[THE PROBLEM]:
All lines in the data bearing the string "seaborn" should be identified and copied.

[INFORMATION GIVEN]:
———

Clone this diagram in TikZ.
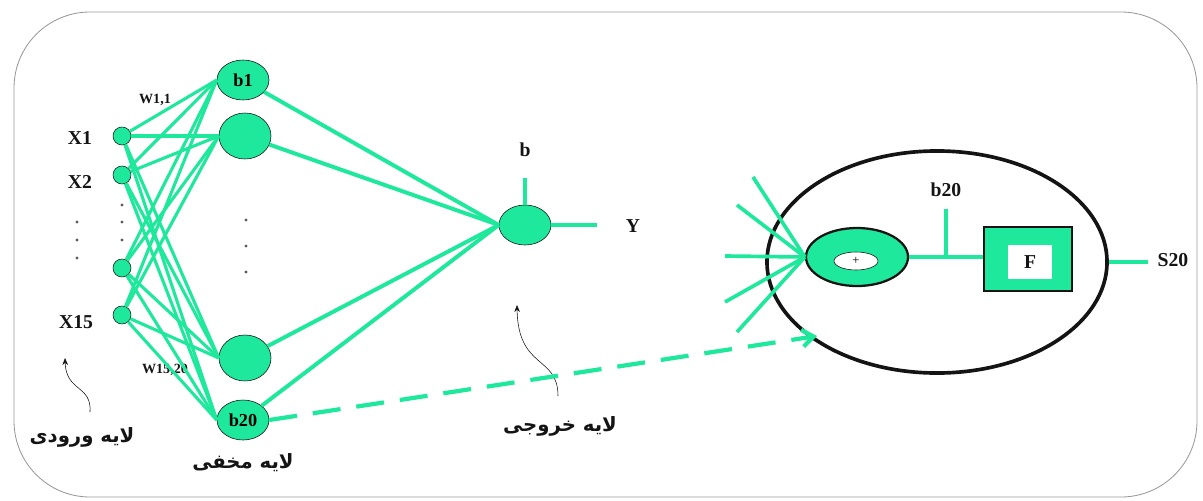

———

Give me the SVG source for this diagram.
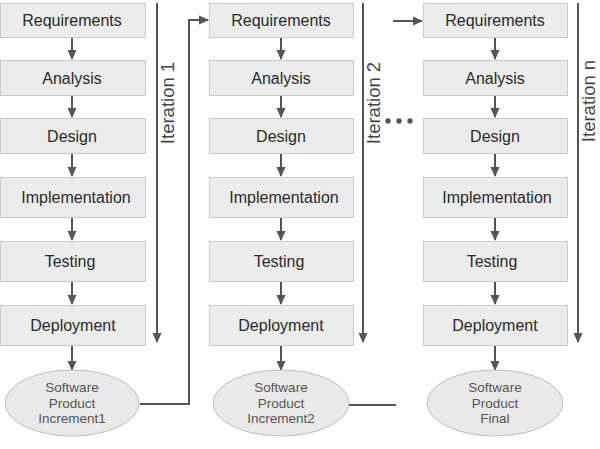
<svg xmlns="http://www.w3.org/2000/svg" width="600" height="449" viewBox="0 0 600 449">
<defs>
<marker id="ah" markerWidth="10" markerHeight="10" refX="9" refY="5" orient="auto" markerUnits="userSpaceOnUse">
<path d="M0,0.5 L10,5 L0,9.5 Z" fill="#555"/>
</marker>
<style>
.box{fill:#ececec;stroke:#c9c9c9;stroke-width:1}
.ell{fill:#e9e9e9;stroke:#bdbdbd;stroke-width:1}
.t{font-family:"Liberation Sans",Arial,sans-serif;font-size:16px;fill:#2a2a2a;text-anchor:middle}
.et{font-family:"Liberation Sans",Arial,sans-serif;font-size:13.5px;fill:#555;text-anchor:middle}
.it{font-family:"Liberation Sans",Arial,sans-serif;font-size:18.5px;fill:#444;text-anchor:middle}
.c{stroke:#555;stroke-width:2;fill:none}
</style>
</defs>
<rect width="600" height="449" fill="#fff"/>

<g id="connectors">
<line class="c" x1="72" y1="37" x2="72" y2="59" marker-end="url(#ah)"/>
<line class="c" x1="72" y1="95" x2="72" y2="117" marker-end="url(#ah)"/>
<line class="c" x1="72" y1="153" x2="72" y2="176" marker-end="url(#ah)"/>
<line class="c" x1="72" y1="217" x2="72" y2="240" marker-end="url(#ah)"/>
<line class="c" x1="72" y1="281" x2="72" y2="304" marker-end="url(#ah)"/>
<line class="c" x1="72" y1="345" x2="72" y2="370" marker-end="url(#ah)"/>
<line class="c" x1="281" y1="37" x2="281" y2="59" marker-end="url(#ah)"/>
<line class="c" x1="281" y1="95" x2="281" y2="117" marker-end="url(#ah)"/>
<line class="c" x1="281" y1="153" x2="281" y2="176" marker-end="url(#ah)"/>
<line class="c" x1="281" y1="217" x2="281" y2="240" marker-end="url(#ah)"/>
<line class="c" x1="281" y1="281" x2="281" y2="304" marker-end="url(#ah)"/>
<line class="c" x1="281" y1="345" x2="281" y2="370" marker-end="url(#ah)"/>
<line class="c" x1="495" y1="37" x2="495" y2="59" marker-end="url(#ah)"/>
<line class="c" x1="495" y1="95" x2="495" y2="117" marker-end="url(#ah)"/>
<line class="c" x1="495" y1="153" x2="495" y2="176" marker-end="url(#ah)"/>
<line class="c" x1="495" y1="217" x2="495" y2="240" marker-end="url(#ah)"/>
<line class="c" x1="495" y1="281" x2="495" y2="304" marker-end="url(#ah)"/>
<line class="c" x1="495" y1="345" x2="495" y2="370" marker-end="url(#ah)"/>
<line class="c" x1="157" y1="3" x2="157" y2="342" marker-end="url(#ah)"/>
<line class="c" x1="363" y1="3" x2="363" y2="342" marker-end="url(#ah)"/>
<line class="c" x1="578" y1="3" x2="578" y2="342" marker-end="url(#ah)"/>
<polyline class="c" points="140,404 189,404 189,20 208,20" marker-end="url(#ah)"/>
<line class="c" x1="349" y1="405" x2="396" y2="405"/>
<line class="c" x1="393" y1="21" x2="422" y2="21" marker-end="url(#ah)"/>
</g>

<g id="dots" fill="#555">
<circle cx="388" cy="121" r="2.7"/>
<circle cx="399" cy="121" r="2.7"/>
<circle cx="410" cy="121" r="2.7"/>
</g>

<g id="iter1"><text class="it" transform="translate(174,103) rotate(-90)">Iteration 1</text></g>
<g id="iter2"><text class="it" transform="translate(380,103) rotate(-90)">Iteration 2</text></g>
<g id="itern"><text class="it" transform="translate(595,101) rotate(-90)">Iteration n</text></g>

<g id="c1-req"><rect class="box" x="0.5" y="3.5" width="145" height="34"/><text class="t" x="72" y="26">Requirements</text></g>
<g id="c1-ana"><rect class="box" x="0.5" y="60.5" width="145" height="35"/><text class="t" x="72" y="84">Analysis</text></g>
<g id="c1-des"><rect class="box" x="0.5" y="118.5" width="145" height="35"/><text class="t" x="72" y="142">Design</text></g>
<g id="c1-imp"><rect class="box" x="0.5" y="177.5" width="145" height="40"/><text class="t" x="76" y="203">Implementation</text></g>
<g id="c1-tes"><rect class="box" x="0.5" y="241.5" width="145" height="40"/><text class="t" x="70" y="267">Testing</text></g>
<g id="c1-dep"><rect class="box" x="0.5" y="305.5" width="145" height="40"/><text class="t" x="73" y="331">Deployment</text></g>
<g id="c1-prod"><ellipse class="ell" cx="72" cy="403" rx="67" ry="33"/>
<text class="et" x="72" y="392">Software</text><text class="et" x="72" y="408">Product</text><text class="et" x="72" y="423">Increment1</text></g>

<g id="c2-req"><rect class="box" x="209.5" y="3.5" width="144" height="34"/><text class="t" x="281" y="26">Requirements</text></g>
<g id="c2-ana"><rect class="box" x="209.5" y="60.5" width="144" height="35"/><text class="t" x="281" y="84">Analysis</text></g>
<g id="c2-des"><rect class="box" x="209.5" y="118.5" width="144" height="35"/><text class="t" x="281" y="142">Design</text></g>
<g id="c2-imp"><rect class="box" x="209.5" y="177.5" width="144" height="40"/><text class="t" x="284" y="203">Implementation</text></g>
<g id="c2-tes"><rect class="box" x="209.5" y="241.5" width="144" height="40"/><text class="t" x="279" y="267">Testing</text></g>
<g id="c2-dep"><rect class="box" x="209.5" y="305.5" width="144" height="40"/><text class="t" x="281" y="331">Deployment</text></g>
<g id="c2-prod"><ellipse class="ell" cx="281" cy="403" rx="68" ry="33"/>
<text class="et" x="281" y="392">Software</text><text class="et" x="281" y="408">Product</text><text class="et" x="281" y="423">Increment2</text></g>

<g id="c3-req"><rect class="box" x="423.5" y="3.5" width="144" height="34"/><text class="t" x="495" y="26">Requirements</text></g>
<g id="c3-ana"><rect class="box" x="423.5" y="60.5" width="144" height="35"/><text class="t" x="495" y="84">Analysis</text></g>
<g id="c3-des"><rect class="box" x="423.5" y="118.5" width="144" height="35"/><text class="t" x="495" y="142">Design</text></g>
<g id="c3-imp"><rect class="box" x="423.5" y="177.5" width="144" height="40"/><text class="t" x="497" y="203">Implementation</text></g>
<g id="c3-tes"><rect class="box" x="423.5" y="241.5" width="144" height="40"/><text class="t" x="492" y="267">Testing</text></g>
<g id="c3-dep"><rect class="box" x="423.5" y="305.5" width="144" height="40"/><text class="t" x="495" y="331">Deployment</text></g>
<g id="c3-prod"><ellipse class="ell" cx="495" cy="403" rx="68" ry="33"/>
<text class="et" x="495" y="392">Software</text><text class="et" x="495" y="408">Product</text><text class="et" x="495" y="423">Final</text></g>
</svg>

———

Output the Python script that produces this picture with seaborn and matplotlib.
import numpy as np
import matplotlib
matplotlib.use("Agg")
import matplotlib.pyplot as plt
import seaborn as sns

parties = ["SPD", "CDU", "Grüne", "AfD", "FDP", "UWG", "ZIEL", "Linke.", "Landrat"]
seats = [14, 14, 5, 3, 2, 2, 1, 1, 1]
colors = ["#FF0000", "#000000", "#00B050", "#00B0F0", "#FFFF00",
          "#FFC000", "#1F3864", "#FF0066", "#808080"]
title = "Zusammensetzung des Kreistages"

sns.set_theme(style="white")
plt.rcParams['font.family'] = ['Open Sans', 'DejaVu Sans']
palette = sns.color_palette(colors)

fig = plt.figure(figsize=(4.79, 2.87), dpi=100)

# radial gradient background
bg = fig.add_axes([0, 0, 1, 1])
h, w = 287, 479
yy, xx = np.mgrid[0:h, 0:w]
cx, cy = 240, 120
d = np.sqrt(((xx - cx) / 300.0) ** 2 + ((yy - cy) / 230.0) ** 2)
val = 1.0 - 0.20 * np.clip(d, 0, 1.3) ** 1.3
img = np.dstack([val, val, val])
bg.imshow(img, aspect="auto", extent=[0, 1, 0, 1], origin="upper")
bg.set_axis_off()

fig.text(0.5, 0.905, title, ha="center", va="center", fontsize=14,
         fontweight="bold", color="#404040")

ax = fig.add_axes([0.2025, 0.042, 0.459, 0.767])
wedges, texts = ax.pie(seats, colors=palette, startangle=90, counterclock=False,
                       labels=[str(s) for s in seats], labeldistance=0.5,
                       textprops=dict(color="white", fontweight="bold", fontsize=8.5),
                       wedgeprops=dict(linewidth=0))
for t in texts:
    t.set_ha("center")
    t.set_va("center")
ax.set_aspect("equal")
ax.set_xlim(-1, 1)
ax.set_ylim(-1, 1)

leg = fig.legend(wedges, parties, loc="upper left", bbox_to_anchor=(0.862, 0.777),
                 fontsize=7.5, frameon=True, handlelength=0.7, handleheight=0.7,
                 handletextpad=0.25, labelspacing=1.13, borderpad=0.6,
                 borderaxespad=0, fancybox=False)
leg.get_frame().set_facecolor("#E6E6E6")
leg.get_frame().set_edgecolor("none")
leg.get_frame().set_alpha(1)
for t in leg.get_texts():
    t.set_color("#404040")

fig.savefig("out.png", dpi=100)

———

[THE RESULT]:
Output the Python script that produces this picture with seaborn and matplotlib.
import seaborn as sns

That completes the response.